CMA commences public exposure of reviewed Public Offers, Listing and Disclosures Regulations
Nairobi, 04 May 2022…To increase and retain listings at the Nairobi Securities Exchange (NSE), support capital raising by Small and Medium Enterprises (SMES) and enhance investor protection, the Capital Markets Authority (CMA) has developed draft Public Offers Listing and Disclosures Regulations and commenced a 30-day public exposure of the same. The exposure period runs from 02 May to 03 June 2022.
The draft Regulations are a review of the Capital Markets (Securities) (Public Offers Listing and Disclosures) Regulations (POLD), 2001 and seek to address emerging issues and market dynamics to respond to evolving needs of issuers and investors. They also seek to enable access to the capital markets by Small and Medium-Sized Enterprises (SMES) to raise both equity and debt capital.
The CMA Chief Executive Officer, Mr. Wyckliffe Shamiah said; “the review of the POLD Regulations is in line with the third Medium Term Plan (2018-2023) of the Vision 2030 Economic Blueprint by creating a facilitative legal framework to support financing of flagship projects through the capital market. The Capital Market Master Plan (2014-2023) also recommended the need for review of the regulations to streamline the listing requirements and encourage capital raising and listings on the NSE’’.
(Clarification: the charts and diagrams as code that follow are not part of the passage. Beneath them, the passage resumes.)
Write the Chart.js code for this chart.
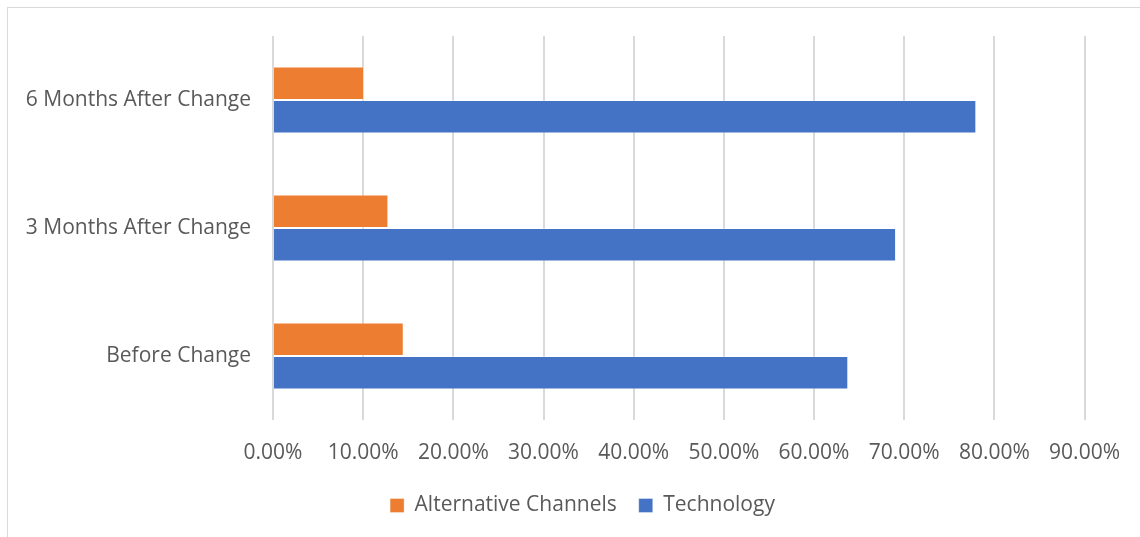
<!DOCTYPE html>
<html lang="en">
<head>
    <meta charset="UTF-8">
    <title>Channel Usage</title>
    <style>
        body {
            margin: 0;
            background: #fff;
            font-family: "Open Sans", sans-serif;
        }
        .frame {
            position: absolute;
            left: 7px;
            top: 7px;
            width: 1200px;
            height: 600px;
            border-left: 1px solid #d9d9d9;
            border-top: 1px solid #d9d9d9;
        }
        .chart-box {
            position: absolute;
            left: 0;
            top: 0;
            width: 1140px;
            height: 537px;
        }
    </style>
    <script src="https://cdn.jsdelivr.net/npm/chart.js"></script>
</head>
<body>
    <div class="frame"></div>
    <div class="chart-box">
        <canvas id="channelChart"></canvas>
    </div>
    <script>
        const periods = ['6 Months After Change', '3 Months After Change', 'Before Change'];
        const alternativeChannels = [0.101, 0.128, 0.145];
        const technology = [0.780, 0.691, 0.638];

        const textColor = '#595959';
        const gridColor = '#d9d9d9';
        const labelFont = { family: 'Open Sans', size: 21 };

        const pct = v => (v * 100).toFixed(2) + '%';

        // the legend sits centred under the whole frame, not just the plot
        const legendShift = {
            id: 'legendShift',
            afterLayout(chart) {
                chart.legend.left += 40;
                chart.legend.right += 40;
            }
        };

        new Chart(document.getElementById('channelChart'), {
            type: 'bar',
            data: {
                labels: periods,
                datasets: [{
                    label: 'Alternative Channels',
                    data: alternativeChannels,
                    backgroundColor: '#ed7d31',
                    borderColor: 'rgba(255,255,255,0.35)',
                    borderWidth: 1
                }, {
                    label: 'Technology',
                    data: technology,
                    backgroundColor: '#4472c4',
                    borderColor: 'rgba(255,255,255,0.35)',
                    borderWidth: 1
                }]
            },
            options: {
                indexAxis: 'y',
                responsive: true,
                maintainAspectRatio: false,
                animation: false,
                categoryPercentage: 0.524,
                barPercentage: 1,
                layout: {
                    padding: { top: 36, right: 55, bottom: 11, left: 0 }
                },
                scales: {
                    x: {
                        min: 0,
                        max: 0.9,
                        ticks: {
                            stepSize: 0.1,
                            color: textColor,
                            font: labelFont,
                            padding: 20,
                            callback: v => pct(v)
                        },
                        grid: { color: gridColor, lineWidth: 2, drawTicks: false },
                        border: { display: false },
                        afterFit: scale => { scale.height = 53; }
                    },
                    y: {
                        ticks: {
                            color: textColor,
                            font: labelFont,
                            padding: 22
                        },
                        grid: { display: false, drawTicks: false },
                        border: { display: false },
                        afterFit: scale => { scale.width = 273; }
                    }
                },
                plugins: {
                    legend: {
                        position: 'bottom',
                        labels: {
                            color: textColor,
                            font: labelFont,
                            boxWidth: 14,
                            boxHeight: 14,
                            padding: 22
                        }
                    },
                    tooltip: { enabled: false }
                }
            },
            plugins: [legendShift]
        });
    </script>
</body>
</html>
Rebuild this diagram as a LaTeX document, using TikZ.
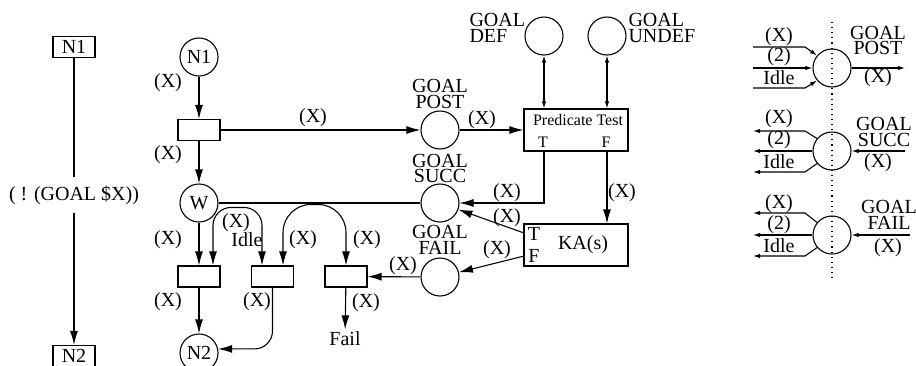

Mr. Shamiah explained that the review is an important first step to align the regulatory framework to market realities including the advancement of technology which has transformed the way markets operate including the capital raising business models. It further addresses approval turnaround times, shelf registration and valuation of securities, among other gaps in the existing POLD Regulations.
The CMA Chief Executive Officer observed; “The draft Capital Markets (Public Offers and Listing of Securities) Regulations, 2022 (the draft Regulations) provide guiding principles, aimed at establishing fair, efficient and transparent capital markets by encouraging and promoting timely and accurate disclosure of information to investors. They also provide for promoting investor protection and improved investor confidence in the capital markets amongst other guiding principles’’.
The draft Regulations have also introduced two new market segments: SME Fixed Income Securities Market Segment (SME FISMS) and Small and Medium Enterprises Market Segment (SMEMS). SME FISMS is a market segment for listing debt securities with an initial offer size below Ksh250 million or an amount set by CMA. The SMEMS is a market segment for listing non-debt securities issued by SMES.
Special Purpose Acquisition Vehicles (SPACS) have also been introduced. SPACs are issuers set up to raise funds through an initial public offering by buying another company, which is the resulting issuer. The resulting issuer should have clear core business and offer reasonable returns to shareholders based on equity capital employed.
In recognition of the advancements in technology, electronic offers of securities have been introduced, considering the use of the internet or other electronic/automated means. This cater for offers where investors subscribe by submitting applications electronically or the applications and allotments are processed and completed electronically.
To enhance investor protection, the draft Regulations apply to all offers of securities to the public in Kenya, whether or not the issuer is seeking listing on any securities exchange in Kenya. They also provide for issue of securities to the public and private offers of securities as well as the eligibility requirements for issue of securities.
Issuers not seeking listing of securities on a securities exchange shall still be expected to meet the eligibility criteria and comply with the disclosure requirements. An issuer of a private offer shall not issue any public advertisement or utilize any media or agents to inform the public at large of such an offer.
Restricted public offers which means a public offer restricted to sophisticated investors or directly communicated to not more than 250 specifically identified persons in accordance with the Capital Markets Act has also been introduced. In addition, the green shoe option and shelf prospectus have been provided for to cater for the right reserved by an issuer to allot up to a specified number of securities above the number of the securities declared for a specific offer. Shelf prospectus are for issue in cases of restricted offer of securities.